A wave of controversy has erupted in New Jersey as Governor Phil Murphy’s Department of Labor and Workforce Development (NJDOL) moves forward with proposed rule changes that could drastically alter how independent contractors, freelancers, and gig workers are classified. The proposal aims to clarify and codify the application of the so-called “ABC test,” a legal standard with significant ramifications for both workers and employers across the Garden State.
What is the ABC Test?
The ABC test, long applied under New Jersey law, presumes that workers are employees unless the hiring entity can show all three of the following:
(A) The worker is free from control over how the job is performed.
(B) The work is performed outside the usual business or physical location.
(C) The worker is engaged in an independently established trade or business.
Failing any part of this test means the individual is considered an employee, entitled to protections such as minimum wage, unemployment benefits, and paid leave.
What Would the Rule Change Do?
The rule does not invent the ABC test, which has been enforced by courts, but it does specify how each part of the test should be interpreted.
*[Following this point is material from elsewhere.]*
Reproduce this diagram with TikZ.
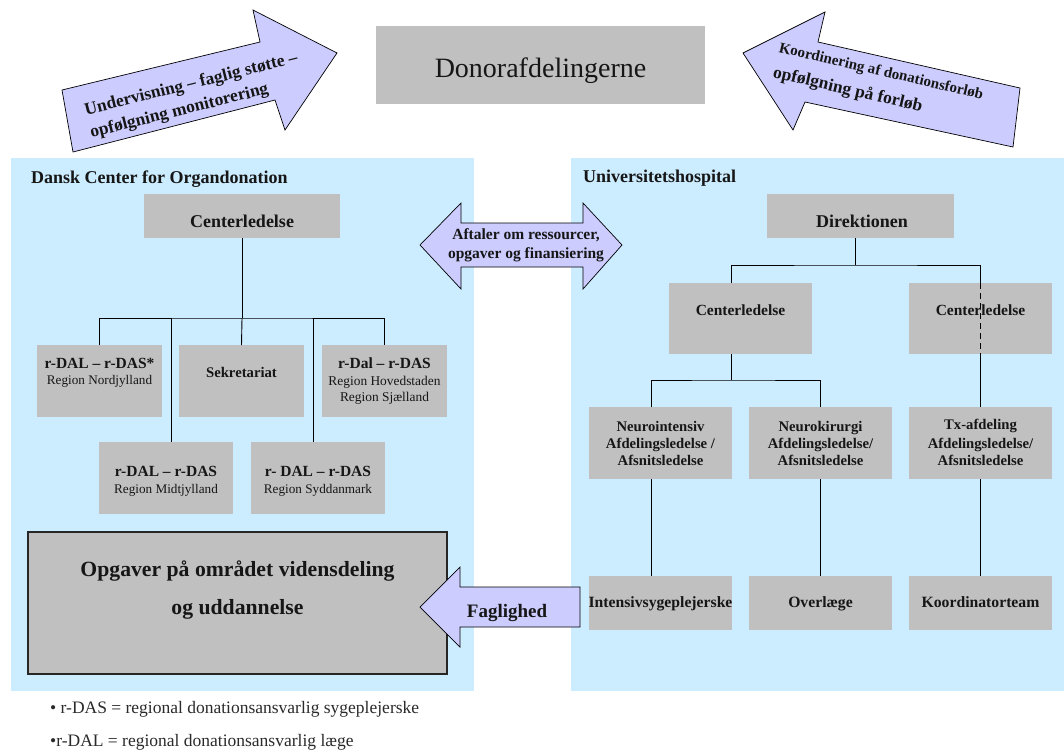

The goal, says NJDOL, is to clarify employer obligations, reduce the risk of misclassification, and safeguard both employee rights and legitimate self-employment.
Employers argue that codifying these interpretations could make it very hard to classify workers as independent contractors—even in cases where both parties prefer that arrangement. Meanwhile, state officials contend that the rule is necessary to prevent misclassification, which deprives workers of vital benefits and protections.
Why Is This Change So Alarming?
State Republican leaders, including Senator Carmen Amato Jr., Assemblyman Brian Rumpf, and Assemblyman Greg Myhre, have urged the Department of Labor to abandon the proposed rule. In their letter to Commissioner Robert Asaro-Angelo, they cite over 50 letters from constituents warning that enacting N.J.A.C. 12:11 would threaten the livelihoods of hundreds of thousands of independent workers statewide. They point to California’s AB 5 law, which led to massive upheaval and forced carve-outs for certain sectors after tens of thousands of freelancers and gig workers were upended by the strict classification.
What’s Next?
The public comment period on the proposed rule runs through the summer, and both sides are pressing their case. As Commissioner Asaro-Angelo stated, such productive input will be taken seriously for “thoughtful and thorough consideration” by the Department. The debate underscores the tension between worker protections and the flexibility of modern gig work—an issue showing no signs of quietly resolving.